### Source material
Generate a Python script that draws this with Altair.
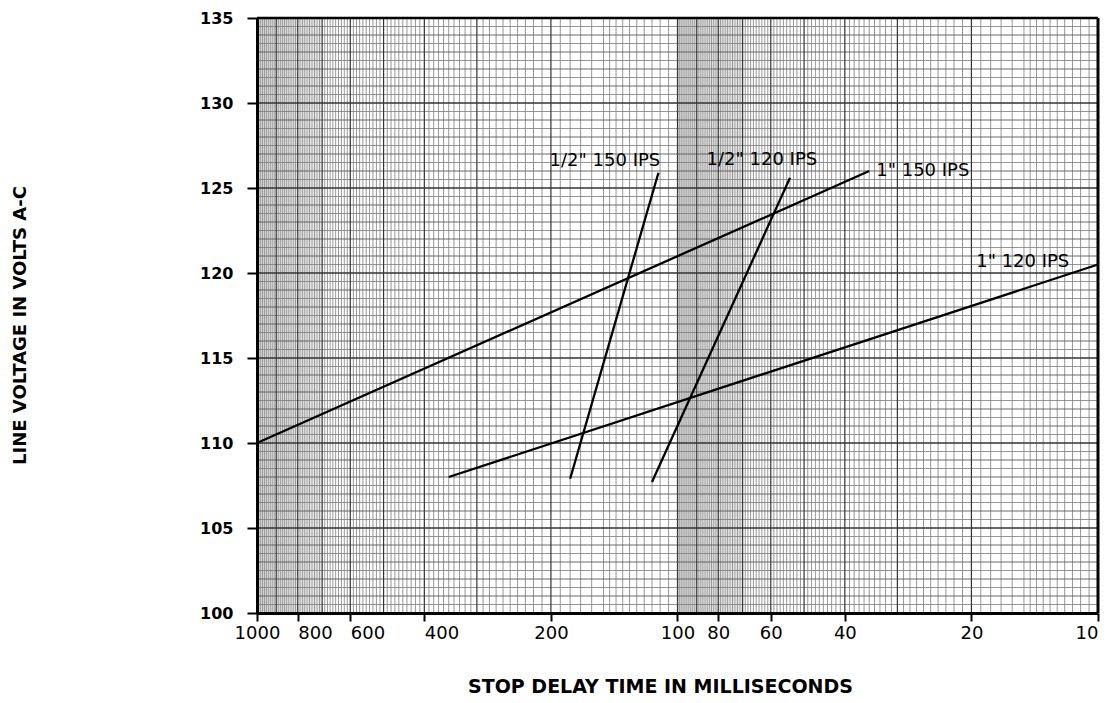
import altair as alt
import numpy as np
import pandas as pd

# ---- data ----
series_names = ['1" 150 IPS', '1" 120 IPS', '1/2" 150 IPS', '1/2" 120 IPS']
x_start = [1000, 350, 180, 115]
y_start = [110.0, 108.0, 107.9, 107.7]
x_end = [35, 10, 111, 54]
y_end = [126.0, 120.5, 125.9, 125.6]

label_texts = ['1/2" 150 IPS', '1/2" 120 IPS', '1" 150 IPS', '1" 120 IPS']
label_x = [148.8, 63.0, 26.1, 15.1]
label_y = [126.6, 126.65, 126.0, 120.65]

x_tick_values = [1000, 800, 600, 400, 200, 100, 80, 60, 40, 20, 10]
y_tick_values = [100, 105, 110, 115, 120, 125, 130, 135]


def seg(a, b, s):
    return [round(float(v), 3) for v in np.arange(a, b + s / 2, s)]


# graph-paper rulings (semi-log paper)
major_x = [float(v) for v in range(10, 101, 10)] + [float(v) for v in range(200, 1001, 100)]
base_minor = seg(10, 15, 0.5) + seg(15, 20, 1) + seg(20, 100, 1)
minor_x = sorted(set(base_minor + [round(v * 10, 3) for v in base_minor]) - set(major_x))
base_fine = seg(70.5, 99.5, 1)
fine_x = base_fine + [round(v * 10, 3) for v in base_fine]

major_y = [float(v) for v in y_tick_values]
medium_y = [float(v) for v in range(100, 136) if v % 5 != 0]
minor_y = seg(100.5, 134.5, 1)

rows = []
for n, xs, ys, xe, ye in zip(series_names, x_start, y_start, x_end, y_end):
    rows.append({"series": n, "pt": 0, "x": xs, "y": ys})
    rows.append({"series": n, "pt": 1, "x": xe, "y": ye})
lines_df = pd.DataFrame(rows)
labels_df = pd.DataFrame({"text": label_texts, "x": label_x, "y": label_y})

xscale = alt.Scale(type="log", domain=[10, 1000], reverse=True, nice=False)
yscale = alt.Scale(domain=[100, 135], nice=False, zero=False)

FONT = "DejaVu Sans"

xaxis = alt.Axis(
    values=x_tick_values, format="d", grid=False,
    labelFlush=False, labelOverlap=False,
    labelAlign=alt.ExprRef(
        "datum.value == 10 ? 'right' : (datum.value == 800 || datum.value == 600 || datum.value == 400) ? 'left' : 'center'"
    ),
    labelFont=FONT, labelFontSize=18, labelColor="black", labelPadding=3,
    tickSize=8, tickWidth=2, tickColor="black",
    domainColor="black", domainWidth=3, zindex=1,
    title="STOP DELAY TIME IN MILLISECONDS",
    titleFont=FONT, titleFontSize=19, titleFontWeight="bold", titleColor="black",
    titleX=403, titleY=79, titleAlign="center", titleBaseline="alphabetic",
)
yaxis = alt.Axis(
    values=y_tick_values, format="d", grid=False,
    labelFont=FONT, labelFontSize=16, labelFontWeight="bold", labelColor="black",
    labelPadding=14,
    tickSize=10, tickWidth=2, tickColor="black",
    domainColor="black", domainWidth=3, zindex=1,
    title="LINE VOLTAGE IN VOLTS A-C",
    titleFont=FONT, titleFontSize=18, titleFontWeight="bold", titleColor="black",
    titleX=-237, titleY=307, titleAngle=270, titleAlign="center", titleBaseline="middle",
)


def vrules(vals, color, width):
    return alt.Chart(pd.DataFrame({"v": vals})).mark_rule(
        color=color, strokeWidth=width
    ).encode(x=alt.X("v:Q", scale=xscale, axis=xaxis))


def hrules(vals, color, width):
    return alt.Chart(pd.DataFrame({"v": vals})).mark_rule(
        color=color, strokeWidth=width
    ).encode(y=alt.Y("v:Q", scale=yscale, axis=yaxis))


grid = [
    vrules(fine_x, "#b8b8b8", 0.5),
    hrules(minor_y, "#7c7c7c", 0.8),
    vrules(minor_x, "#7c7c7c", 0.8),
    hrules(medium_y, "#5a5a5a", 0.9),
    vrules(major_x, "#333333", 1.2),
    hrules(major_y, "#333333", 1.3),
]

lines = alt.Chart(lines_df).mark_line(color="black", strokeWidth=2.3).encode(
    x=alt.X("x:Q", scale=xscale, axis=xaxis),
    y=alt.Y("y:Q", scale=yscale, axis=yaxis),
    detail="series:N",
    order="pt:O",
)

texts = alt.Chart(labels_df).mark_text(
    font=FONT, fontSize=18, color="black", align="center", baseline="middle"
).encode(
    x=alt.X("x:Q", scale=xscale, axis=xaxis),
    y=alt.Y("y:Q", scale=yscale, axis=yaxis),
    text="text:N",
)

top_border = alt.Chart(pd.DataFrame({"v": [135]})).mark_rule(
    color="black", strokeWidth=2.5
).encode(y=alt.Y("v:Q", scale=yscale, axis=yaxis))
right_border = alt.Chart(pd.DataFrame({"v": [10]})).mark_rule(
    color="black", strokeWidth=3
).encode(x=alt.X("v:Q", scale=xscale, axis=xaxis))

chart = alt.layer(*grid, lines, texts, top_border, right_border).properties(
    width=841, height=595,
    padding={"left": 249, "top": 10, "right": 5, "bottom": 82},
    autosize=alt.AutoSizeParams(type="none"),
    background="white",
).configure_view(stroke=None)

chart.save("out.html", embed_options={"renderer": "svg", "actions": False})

### Short problem
Leave out the pictures. Transcribe only the lines above, from the first through the one that contains "y_end = [126.0, 120.5, 125.9, 125.6]".

### Answer for the task
Generate a Python script that draws this with Altair.
import altair as alt
import numpy as np
import pandas as pd

# ---- data ----
series_names = ['1" 150 IPS', '1" 120 IPS', '1/2" 150 IPS', '1/2" 120 IPS']
x_start = [1000, 350, 180, 115]
y_start = [110.0, 108.0, 107.9, 107.7]
x_end = [35, 10, 111, 54]
y_end = [126.0, 120.5, 125.9, 125.6]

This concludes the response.